Repeat exactly the lines running from the first line of the data to the line containing "var xTicks = [0, 20, 40, 60];", both ends included, and nothing else; drop the pictures.

==*==

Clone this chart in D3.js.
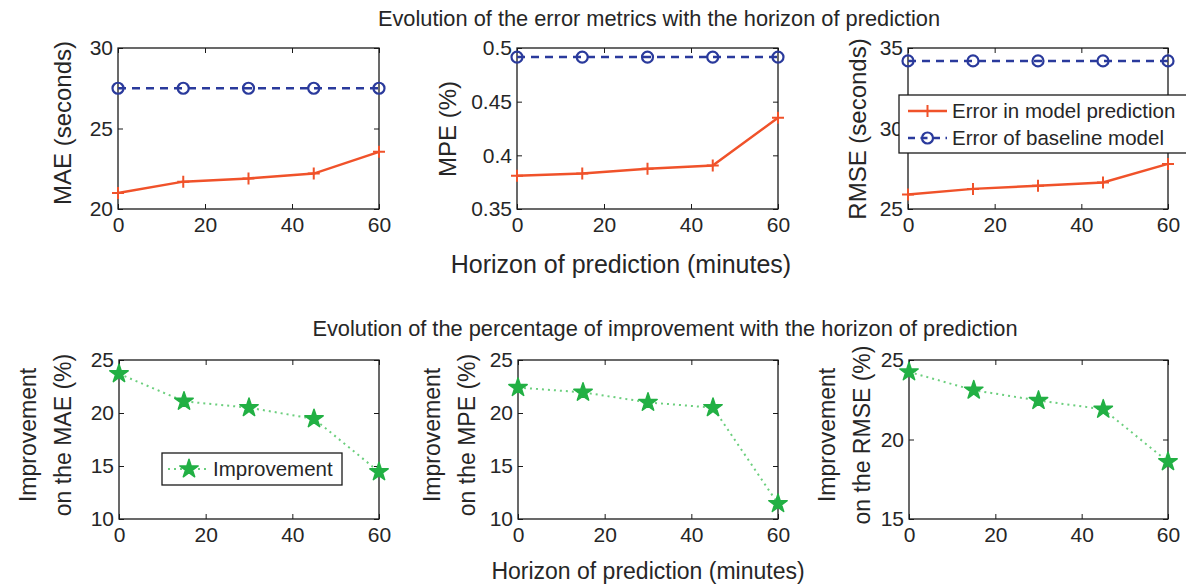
<!DOCTYPE html>
<html>
<head>
<meta charset="utf-8">
<script src="https://cdn.jsdelivr.net/npm/d3@7"></script>
<style>
  body { margin: 0; background: #fff; }
  text { font-family: "Liberation Sans", Arial, sans-serif; fill: #262626; }
  .box { fill: none; stroke: #1a1a1a; stroke-width: 1.3; }
  .tick line { stroke: #1a1a1a; stroke-width: 1; }
</style>
</head>
<body>
<svg width="1186" height="586"></svg>
<script>
var svg = d3.select("svg");

// data
var horizon = [0, 15, 30, 45, 60];
var xTicks = [0, 20, 40, 60];

var maeModel = [21.0, 21.7, 21.9, 22.2, 23.55];
var maeBase = [27.5, 27.5, 27.5, 27.5, 27.5];
var mpeModel = [0.381, 0.383, 0.3875, 0.3905, 0.435];
var mpeBase = [0.4915, 0.4915, 0.4915, 0.4915, 0.4915];
var rmseModel = [25.9, 26.25, 26.45, 26.65, 27.8];
var rmseBase = [34.2, 34.2, 34.2, 34.2, 34.2];

var impMAE = [23.7, 21.1, 20.5, 19.45, 14.45];
var impMPE = [22.4, 21.95, 21.0, 20.5, 11.45];
var impRMSE = [24.25, 23.1, 22.45, 21.9, 18.6];

var maeTicks = [20, 25, 30];
var mpeTicks = [0.35, 0.4, 0.45, 0.5];
var rmseTicks = [25, 30, 35];
var impTicks = [10, 15, 20, 25];
var impRmseTicks = [15, 20, 25];

var orange = "#f0522a";
var blue = "#2a3a9c";
var green = "#22b044";
var lightGreen = "#6ccf7e";

// one axes box with matlab style inward ticks
function makePanel(x0, x1, y0, y1, yDomain, yTicks) {
  var x = d3.scaleLinear().domain([0, 60]).range([x0, x1]);
  var y = d3.scaleLinear().domain(yDomain).range([y1, y0]);
  var g = svg.append("g");

  g.append("g")
  .attr("transform", "translate(0," + y1 + ")")
  .call(d3.axisBottom(x).tickValues(xTicks).tickSize(-5).tickPadding(8))
  .call(function(a) { a.select(".domain").remove(); })
  .selectAll("text").style("font-size", "21px");

  g.append("g")
  .attr("transform", "translate(0," + y0 + ")")
  .call(d3.axisTop(x).tickValues(xTicks).tickSize(-5).tickFormat(""))
  .call(function(a) { a.select(".domain").remove(); });

  g.append("g")
  .attr("transform", "translate(" + x0 + ",0)")
  .call(d3.axisLeft(y).tickValues(yTicks).tickSize(-5).tickPadding(5).tickFormat(function(d) { return d; }))
  .call(function(a) { a.select(".domain").remove(); })
  .selectAll("text").style("font-size", "21px");

  g.append("g")
  .attr("transform", "translate(" + x1 + ",0)")
  .call(d3.axisRight(y).tickValues(yTicks).tickSize(-5).tickFormat(""))
  .call(function(a) { a.select(".domain").remove(); });

  g.append("rect")
  .attr("class", "box")
  .attr("x", x0)
  .attr("y", y0)
  .attr("width", x1 - x0)
  .attr("height", y1 - y0);

  g.selectAll("text").attr("fill", "#262626");
  return { g: g, x: x, y: y };
}

function drawModel(p, vals) {
  var line = d3.line().x(function(d, i) { return p.x(horizon[i]); }).y(function(d) { return p.y(d); });
  p.g.append("path")
  .datum(vals)
  .attr("d", line)
  .attr("fill", "none")
  .attr("stroke", orange)
  .attr("stroke-width", 2.5);
  p.g.selectAll(null)
  .data(vals)
  .enter()
  .append("path")
  .attr("d", "M-6,0H6M0,-6V6")
  .attr("transform", function(d, i) { return "translate(" + p.x(horizon[i]) + "," + p.y(d) + ")"; })
  .attr("stroke", orange)
  .attr("stroke-width", 2);
}

function drawBase(p, vals) {
  var line = d3.line().x(function(d, i) { return p.x(horizon[i]); }).y(function(d) { return p.y(d); });
  p.g.append("path")
  .datum(vals)
  .attr("d", line)
  .attr("fill", "none")
  .attr("stroke", blue)
  .attr("stroke-width", 2.5)
  .attr("stroke-dasharray", "8,6");
  p.g.selectAll(null)
  .data(vals)
  .enter()
  .append("circle")
  .attr("cx", function(d, i) { return p.x(horizon[i]); })
  .attr("cy", function(d) { return p.y(d); })
  .attr("r", 5.5)
  .attr("fill", "none")
  .attr("stroke", blue)
  .attr("stroke-width", 2.2);
}

var star = d3.symbol().type(d3.symbolStar).size(105);

function drawImp(p, vals) {
  var line = d3.line().x(function(d, i) { return p.x(horizon[i]); }).y(function(d) { return p.y(d); });
  p.g.append("path")
  .datum(vals)
  .attr("d", line)
  .attr("fill", "none")
  .attr("stroke", lightGreen)
  .attr("stroke-width", 2)
  .attr("stroke-dasharray", "2,4");
  p.g.selectAll(null)
  .data(vals)
  .enter()
  .append("path")
  .attr("d", star)
  .attr("transform", function(d, i) { return "translate(" + p.x(horizon[i]) + "," + p.y(d) + ")"; })
  .attr("fill", green)
  .attr("stroke", green)
  .attr("stroke-width", 1.5)
  .attr("stroke-linejoin", "round");
}

function yLabel(cx, cy, lines, size) {
  var t = svg.append("text")
  .attr("transform", "translate(" + cx + "," + cy + ") rotate(-90)")
  .attr("text-anchor", "middle")
  .style("font-size", size + "px");
  lines.forEach(function(s, i) {
    t.append("tspan")
    .attr("x", 0)
    .attr("dy", i == 0 ? 0 : "1.52em")
    .text(s);
  });
}

// top row
var p1 = makePanel(118, 379, 48, 209, [20, 30], maeTicks);
drawBase(p1, maeBase);
drawModel(p1, maeModel);
var p2 = makePanel(517, 778, 48, 209, [0.35, 0.5], mpeTicks);
drawBase(p2, mpeBase);
drawModel(p2, mpeModel);
var p3 = makePanel(908, 1168, 48, 209, [25, 35], rmseTicks);
drawBase(p3, rmseBase);
drawModel(p3, rmseModel);

// bottom row
var q1 = makePanel(119, 379, 360, 519, [10, 25], impTicks);
drawImp(q1, impMAE);
var q2 = makePanel(518, 778, 360, 519, [10, 25], impTicks);
drawImp(q2, impMPE);
var q3 = makePanel(909, 1168, 360, 519, [15, 25], impRmseTicks);
drawImp(q3, impRMSE);

// titles
svg.append("text")
.attr("x", 659).attr("y", 26)
.attr("text-anchor", "middle")
.style("font-size", "21.8px")
.text("Evolution of the error metrics with the horizon of prediction");

svg.append("text")
.attr("x", 665).attr("y", 336)
.attr("text-anchor", "middle")
.style("font-size", "21.8px")
.text("Evolution of the percentage of improvement with the horizon of prediction");

svg.append("text")
.attr("x", 621).attr("y", 273)
.attr("text-anchor", "middle")
.style("font-size", "25px")
.text("Horizon of prediction (minutes)");

svg.append("text")
.attr("x", 648).attr("y", 579)
.attr("text-anchor", "middle")
.style("font-size", "23px")
.text("Horizon of prediction (minutes)");

// y labels
yLabel(71, 123, ["MAE (seconds)"], 24);
yLabel(456, 129, ["MPE (%)"], 24);
yLabel(866, 129, ["RMSE (seconds)"], 24);
yLabel(36, 435, ["Improvement", "on the MAE (%)"], 23);
yLabel(440, 435, ["Improvement", "on the MPE (%)"], 23);
yLabel(835, 435, ["Improvement", "on the RMSE (%)"], 23);

// legend, top right
var leg = svg.append("g");
leg.append("rect")
.attr("x", 899).attr("y", 95)
.attr("width", 300).attr("height", 58)
.attr("fill", "#fff")
.attr("stroke", "#1a1a1a")
.attr("stroke-width", 1.3);
leg.append("line")
.attr("x1", 908).attr("x2", 947).attr("y1", 111).attr("y2", 111)
.attr("stroke", orange).attr("stroke-width", 2.5);
leg.append("path")
.attr("d", "M-6,0H6M0,-6V6")
.attr("transform", "translate(927.5,111)")
.attr("stroke", orange).attr("stroke-width", 2);
leg.append("text")
.attr("x", 952).attr("y", 118)
.style("font-size", "20.5px")
.text("Error in model prediction");
leg.append("line")
.attr("x1", 908).attr("x2", 947).attr("y1", 138).attr("y2", 138)
.attr("stroke", blue).attr("stroke-width", 2.5)
.attr("stroke-dasharray", "7,5.5");
leg.append("circle")
.attr("cx", 927.5).attr("cy", 138).attr("r", 5.5)
.attr("fill", "none").attr("stroke", blue).attr("stroke-width", 2.2);
leg.append("text")
.attr("x", 952).attr("y", 145)
.style("font-size", "20.5px")
.text("Error of baseline model");

// legend, bottom left
var leg2 = svg.append("g");
leg2.append("rect")
.attr("x", 162).attr("y", 453)
.attr("width", 180).attr("height", 32)
.attr("fill", "#fff")
.attr("stroke", "#1a1a1a")
.attr("stroke-width", 1.3);
leg2.append("line")
.attr("x1", 168).attr("x2", 207).attr("y1", 469).attr("y2", 469)
.attr("stroke", lightGreen).attr("stroke-width", 2)
.attr("stroke-dasharray", "2,4");
leg2.append("path")
.attr("d", star)
.attr("transform", "translate(189,469)")
.attr("fill", green).attr("stroke", green).attr("stroke-width", 1.5)
.attr("stroke-linejoin", "round");
leg2.append("text")
.attr("x", 213).attr("y", 476)
.style("font-size", "20.5px")
.text("Improvement");
</script>
</body>
</html>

==*==

* Full output
Clone this chart in D3.js.
<!DOCTYPE html>
<html>
<head>
<meta charset="utf-8">
<script src="https://cdn.jsdelivr.net/npm/d3@7"></script>
<style>
  body { margin: 0; background: #fff; }
  text { font-family: "Liberation Sans", Arial, sans-serif; fill: #262626; }
  .box { fill: none; stroke: #1a1a1a; stroke-width: 1.3; }
  .tick line { stroke: #1a1a1a; stroke-width: 1; }
</style>
</head>
<body>
<svg width="1186" height="586"></svg>
<script>
var svg = d3.select("svg");

// data
var horizon = [0, 15, 30, 45, 60];
var xTicks = [0, 20, 40, 60];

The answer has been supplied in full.